The Amazing Pizza Recipe that Makes Sourdough Worth It

By Timothy R Butler | Posted at 10:42 PM

Last week, I posted about getting started with sourdough starter. While I started my starter ostensibly for bread, pizza is what has utterly sold me on the process. I cannot commend this recipe enough, with just a few slight changes I’ll describe.

After trying it several different ways, I think the best crust comes from planning ahead one day before you want the pizza. When you go through the daily discard and feeding ritual, place the discard in another bowl and feed it, just like you do for the main starter, similarly to what I mentioned last week. That should produce just enough “fresh discard” the next day for the pizza recipe and it gives the pizza crust a milder flavor and flakier texture than using several days of accumulation of discard. In sourdough terminology, this is the “levain”.

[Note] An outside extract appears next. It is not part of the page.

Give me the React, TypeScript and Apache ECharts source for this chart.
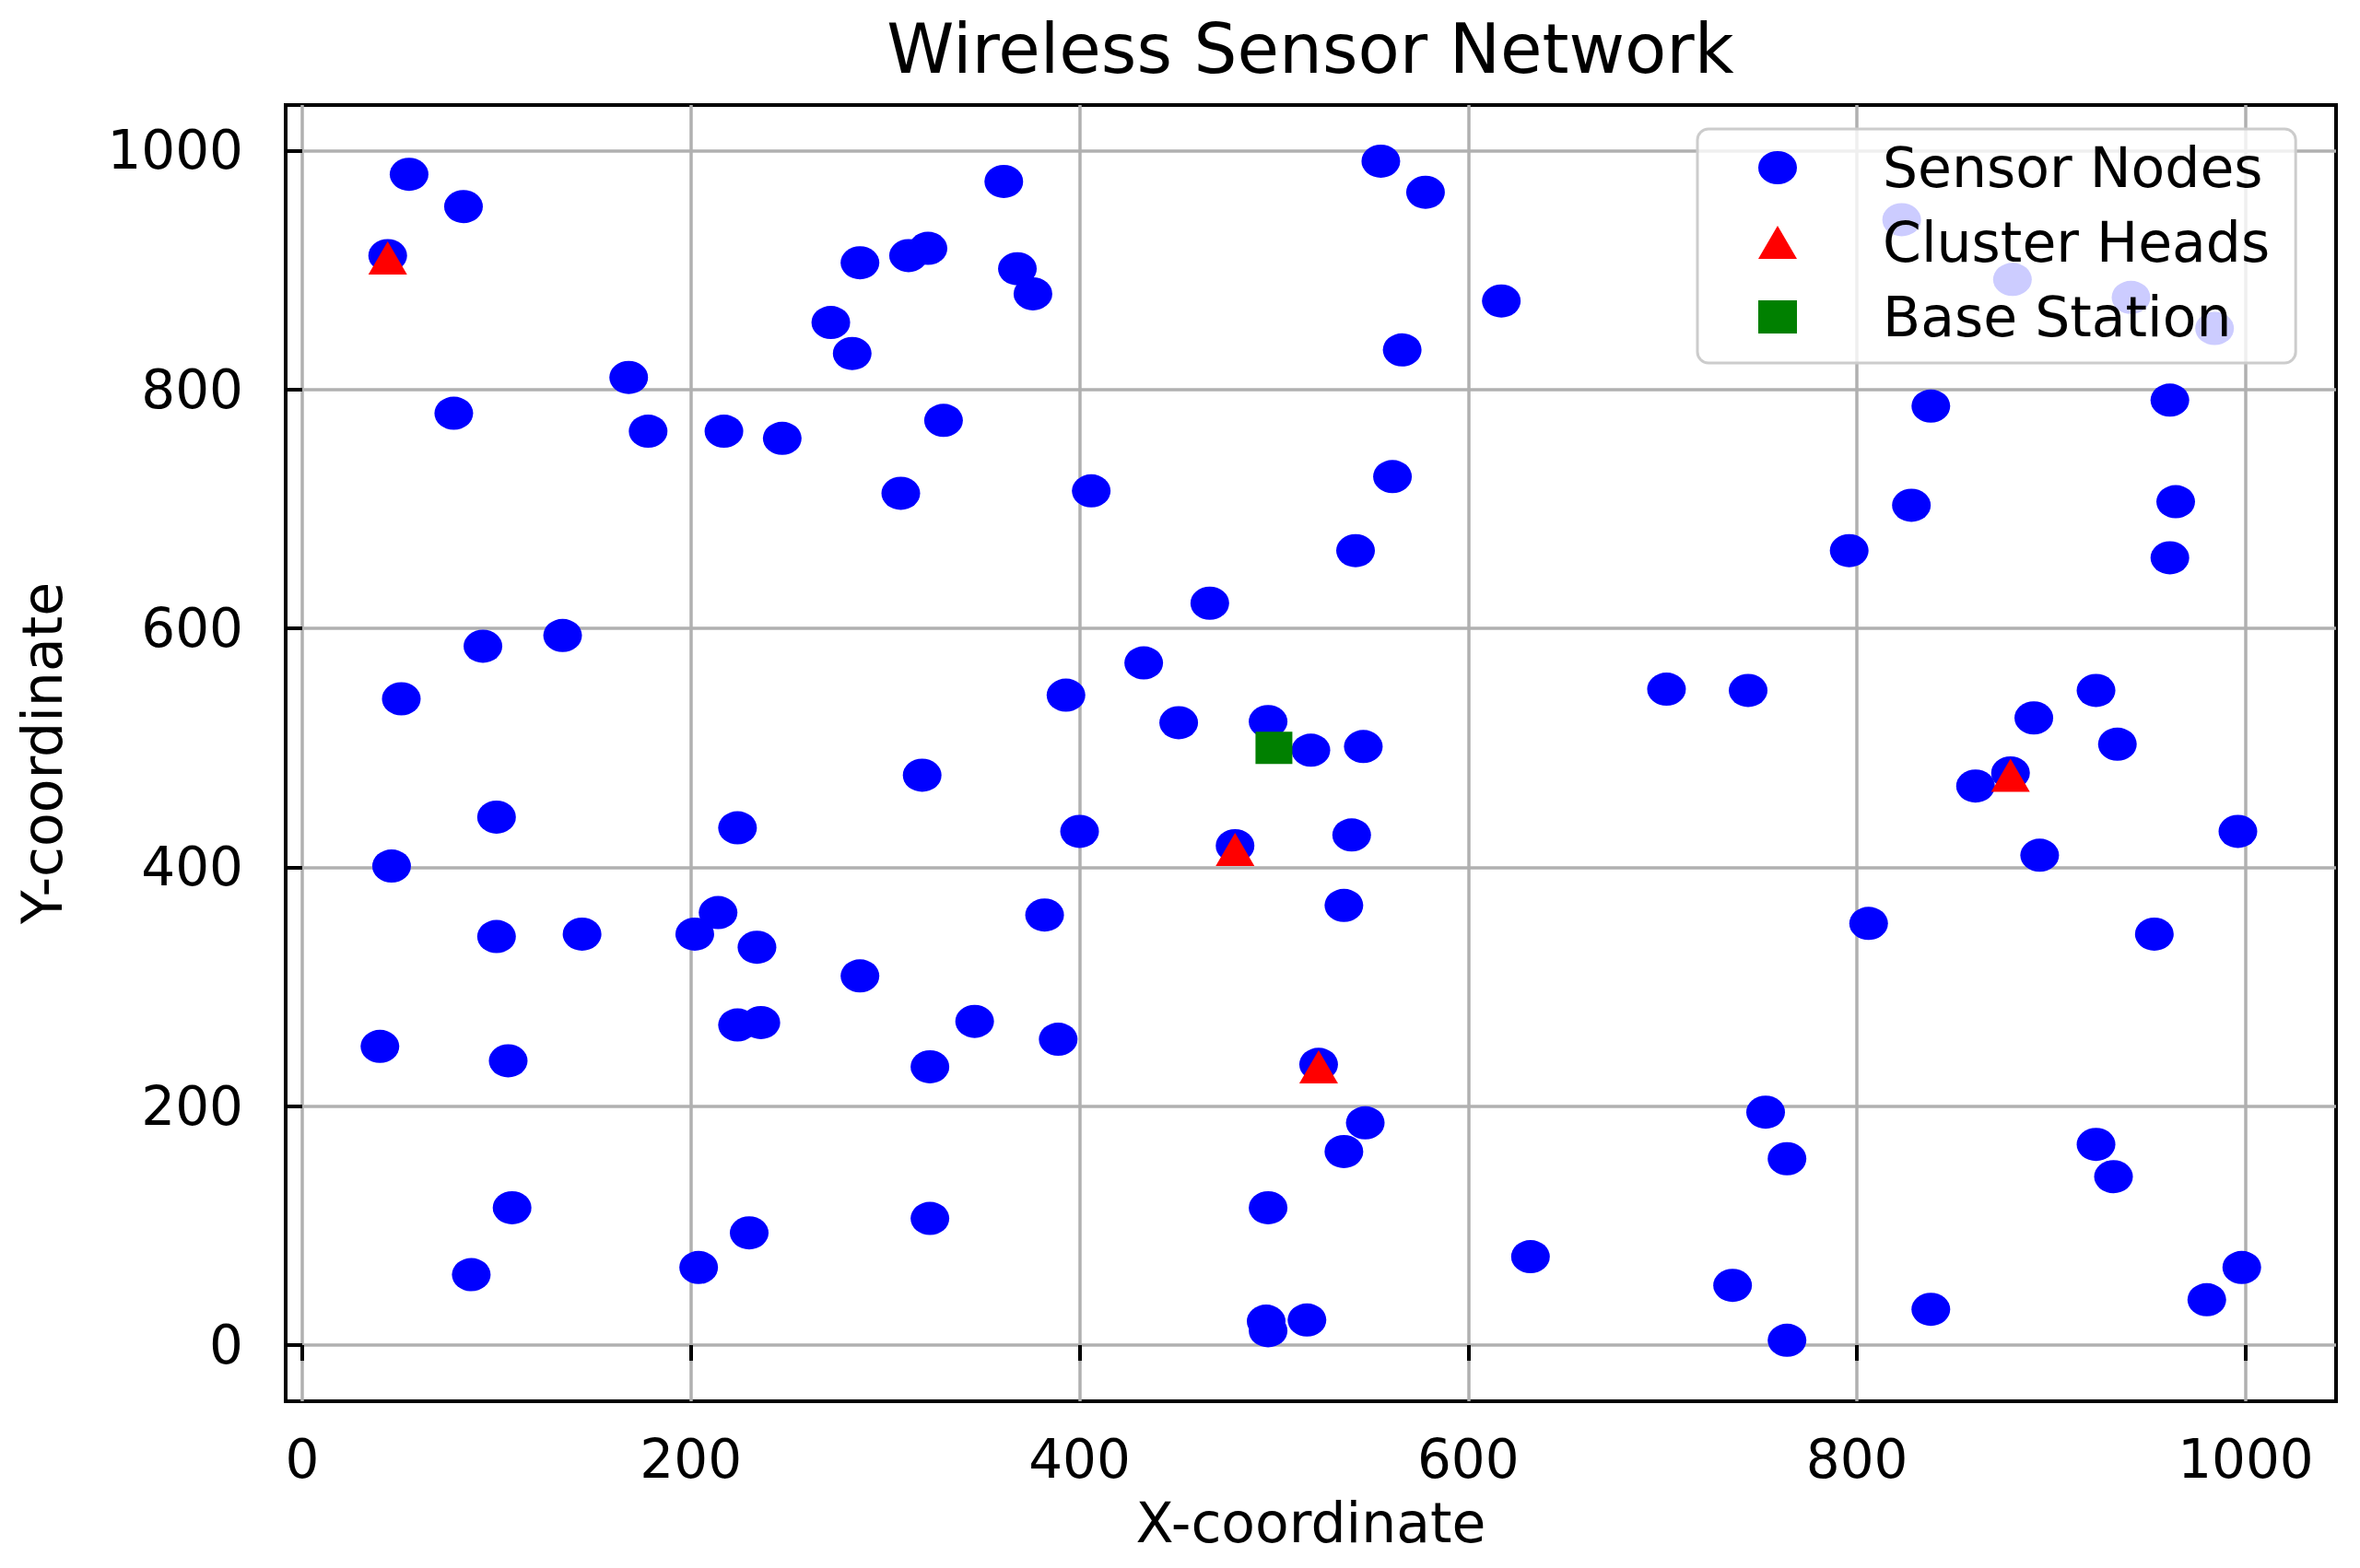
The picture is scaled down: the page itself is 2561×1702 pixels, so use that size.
import React, { useEffect, useRef } from "react";
import * as echarts from "echarts";

const chartTitle = "Wireless Sensor Network";
const xAxisName = "X-coordinate";
const yAxisName = "Y-coordinate";
const seriesNames = ["Sensor Nodes", "Cluster Heads", "Base Station"];

const xTicks = [0, 200, 400, 600, 800, 1000];
const yTicks = [0, 200, 400, 600, 800, 1000];

const sensorX = [
  55, 83, 44, 361, 555, 578, 287, 312, 322, 368,
  376, 272, 283, 617, 566, 168, 78, 178, 217, 247,
  330, 308, 406, 561, 542, 467, 433, 393, 451, 497,
  519, 546, 319, 134, 93, 51, 100, 46, 224, 400,
  480, 540, 536, 382, 214, 202, 234, 100, 144, 287,
  40, 106, 224, 236, 346, 389, 323, 523, 547, 536,
  108, 87, 204, 230, 323, 497, 496, 497, 517, 838,
  961, 828, 796, 964, 961, 702, 744, 923, 891, 934,
  861, 879, 996, 894, 806, 953, 753, 764, 923, 932,
  632, 736, 764, 838, 998, 980, 823, 880, 941, 984,
];
const sensorY = [
  980, 953, 912, 974, 991, 965, 906, 912, 918, 901,
  880, 856, 830, 874, 833, 810, 780, 765, 765, 759,
  774, 713, 715, 727, 665, 621, 571, 544, 521, 522,
  498, 501, 477, 594, 585, 541, 442, 401, 433, 430,
  418, 427, 368, 360, 362, 344, 333, 342, 344, 309,
  250, 238, 268, 270, 271, 256, 233, 235, 186, 162,
  115, 59, 65, 94, 106, 115, 20, 12, 21, 786,
  791, 703, 665, 706, 659, 549, 548, 548, 525, 503,
  468, 479, 430, 410, 353, 344, 195, 156, 168, 141,
  74, 50, 4, 30, 65, 38, 942, 892, 877, 851,
];

const headX = [44, 480, 523, 879];
const headY = [910, 415, 233, 477];

const baseX = [500];
const baseY = [500];

const FONT = "DejaVu Sans";
const ellipse = "path://M0,18 A21,18 0 1,1 42,18 A21,18 0 1,1 0,18 Z";

export default function App() {
  const ref = useRef<HTMLDivElement>(null);

  useEffect(() => {
    document.body.style.margin = "0";
    if (!ref.current) return;
    const chart = echarts.init(ref.current, undefined, { renderer: "svg" });

    const axisCommon = {
      type: "value",
      nameLocation: "middle",
      nameTextStyle: { fontSize: 60, color: "#000", fontFamily: FONT },
      axisLine: { show: false },
      splitLine: { show: true, lineStyle: { color: "#b0b0b0", width: 3.5 } },
    };

    const option: any = {
      animation: false,
      backgroundColor: "#ffffff",
      textStyle: { fontFamily: FONT },
      title: {
        text: chartTitle,
        left: 1417,
        top: 11,
        textAlign: "center",
        textStyle: { fontSize: 74, fontWeight: "normal", color: "#000", fontFamily: FONT },
      },
      grid: {
        left: 310,
        top: 114,
        right: 26,
        bottom: 181,
        show: true,
        borderColor: "#000",
        borderWidth: 4,
        backgroundColor: "#fff",
      },
      legend: {
        orient: "vertical",
        left: 1842,
        top: 140,
        padding: [12, 28, 20, 66],
        itemWidth: 42,
        itemHeight: 36,
        itemGap: 21,
        backgroundColor: "rgba(255,255,255,0.8)",
        borderColor: "#cccccc",
        borderWidth: 3,
        borderRadius: 12,
        selectedMode: false,
        textStyle: { fontSize: 60, color: "#000", fontFamily: FONT, padding: [0, 0, 0, 88], lineHeight: 36 },
        data: seriesNames,
      },
      xAxis: {
        ...axisCommon,
        min: -8.5,
        max: 1046.5,
        name: xAxisName,
        nameGap: 102,
        axisTick: { show: true, length: 17, lineStyle: { color: "#000", width: 4 }, customValues: xTicks },
        axisLabel: {
          customValues: xTicks,
          fontSize: 58,
          color: "#000",
          margin: 34,
          fontFamily: FONT,
          formatter: (v: number) => String(v),
        },
      },
      yAxis: {
        ...axisCommon,
        min: -47,
        max: 1038,
        name: yAxisName,
        nameGap: 234,
        axisTick: { show: true, length: 19, lineStyle: { color: "#000", width: 4 }, customValues: yTicks },
        axisLabel: {
          customValues: yTicks,
          fontSize: 58,
          color: "#000",
          margin: 46,
          fontFamily: FONT,
          formatter: (v: number) => String(v),
        },
      },
      series: [
        {
          name: seriesNames[0],
          type: "scatter",
          data: sensorX.map((x, i) => [x, sensorY[i]]),
          symbol: ellipse,
          symbolSize: [42, 36],
          itemStyle: { color: "#0000ff", opacity: 1 },
          clip: false,
        },
        {
          name: seriesNames[1],
          type: "scatter",
          data: headX.map((x, i) => [x, headY[i]]),
          symbol: "triangle",
          symbolSize: [42, 36],
          itemStyle: { color: "#ff0000", opacity: 1 },
          clip: false,
        },
        {
          name: seriesNames[2],
          type: "scatter",
          data: baseX.map((x, i) => [x, baseY[i]]),
          symbol: "rect",
          symbolSize: [40, 35],
          itemStyle: { color: "#008000", opacity: 1 },
          clip: false,
        },
      ],
    };

    chart.setOption(option);
    return () => chart.dispose();
  }, []);

  return (
    <div
      ref={ref}
      style={{ position: "absolute", left: 0, top: 0, width: 2561, height: 1702, background: "#fff" }}
    />
  );
}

Doing this the day before, and not just a few hours ahead of dinner, is essential if you want thin crust pizza.

  • When you are ready to make it, just take 1 1/2 cups of the day old discard, 1 1/2 cups of flour, 1 tablespoon of oil and 1 teaspoon of salt and mix it by hand until it forms a bit of a ball. Then let it sit for 30 minutes.
  • After 30 minutes, break that ball into two and roll each half out as thinly as you can (aim for it to fit comfortably on a large cookie sheet). Place it in the oven without any ingredients for 8 minutes at 500 degrees (F). After 8 minutes, coat the top with oil and then top it with pizza toppings before cooking it for another 8 minutes at 500 degrees.

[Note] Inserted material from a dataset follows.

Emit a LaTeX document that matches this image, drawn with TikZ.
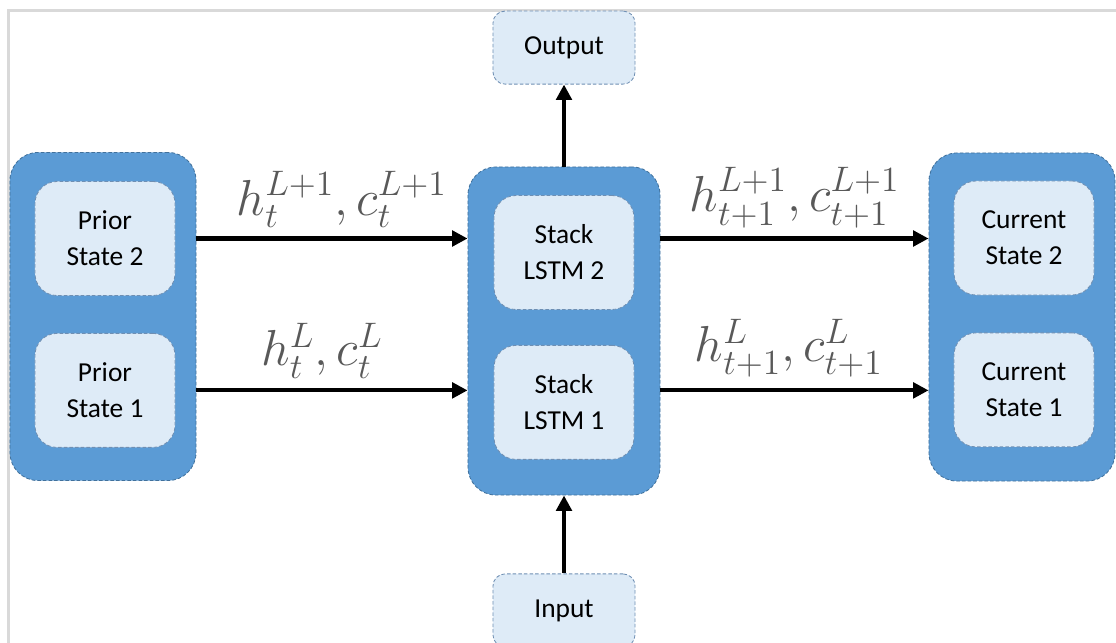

In trying to get it to be as authentically St. Louis as possible, this seems like a good set of toppings: a hearty sprinkling of oregano on top of the oiled crust, then Imo’s Pizza sauce sweetened a bit with extra sugar to make it more like what you find on the Hill, a sweeter-flavored pepperoni like Hormel and some chopped onion, all covered with a blanket of shredded Provel and sliced mozzarella to finish.

8 minutes later, you will have a pizza you could convince St. Louisans came from some place on the Hill. Seriously.